Hal itu dikatakan pengamat ekonomi Faisal Basri, Senin (14/1). Menurut Faisal, bisa saja pemerintah menerapkan bea impor agar ada upaya untuk pembenihan, restrukturisasi pabrik dan meningkatkan rendemen.
Namun, ia melihat, pemerintah malah cenderung mencari opsi jangka pendek dengan melakukan impor daripada melakukan pembenahan dan membantu petani. Padahal menurutnya, pengembangan sektor produksi perkebunan juga harus didorong. "Diperlukan peningkatan luas areal perkebunan dan upaya meningkatkan produktivitas usaha tani," katanya.
Harapannya dengan memberikan asistensi pada petani tebu, hasil rendeman gula bisa meningkat, kualitas dan harga jadi bersaing dan otomatis meningkatkan minat perkebunan sektor tersebut.
Sedangkan dari sektor hilir dalam catatan Faisal, kondisi pabrik gula dalam negeri butuh perhatian lebih. Pasalnya dari 45 pabrik milik BUMN yang dijalankan oleh PTPN dan RNI, hanya 25% yang memiliki kapasitas produksi di atas 4.000 ton per hari. Sementara hingga 78% pabrik gula di Jawa berumur lebih dari 100 tahun sehingga tidak lagi efisien.
Selama ini pemerintah melalui BUMN memang sudah menggelontorkan anggaran untuk revitalisasi pabrik gula. Dalam catatan Kontan, PT Perkebunan Nusantara (PTPN) III sendiri telah menganggarkan Rp 23 triliun untuk memperbaiki sektor gula konsolidasi perseroan.
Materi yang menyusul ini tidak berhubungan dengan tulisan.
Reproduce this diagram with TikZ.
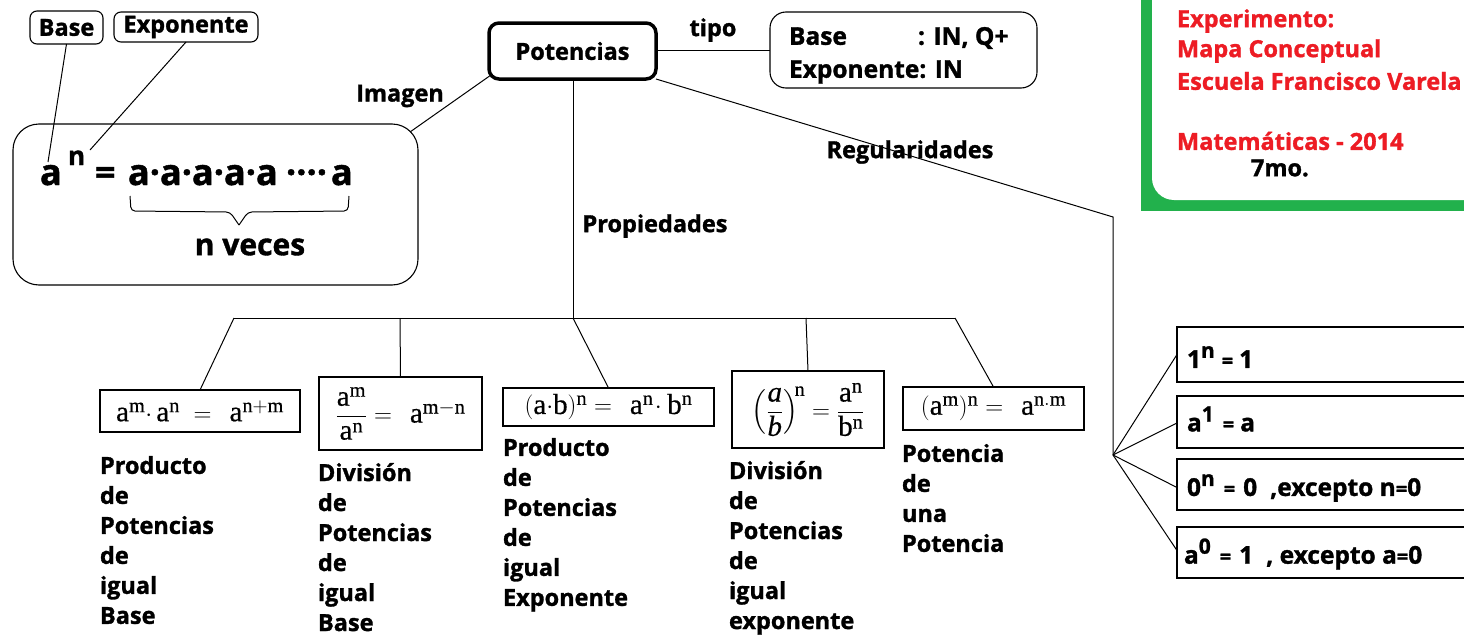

Rencananya, produksi gula BUMN tahun 2018 diproyeksikan sebanyak 1,19 juta ton atau meningkat dibanding tahun lalu yang hanya 1,16 juta ton. Kemudian dalam 5 tahun ke depan, sesuai dengan roadmap gula BUMN, produksi gula pemerintah dapat meningkat menjadi 3,2 juta ton.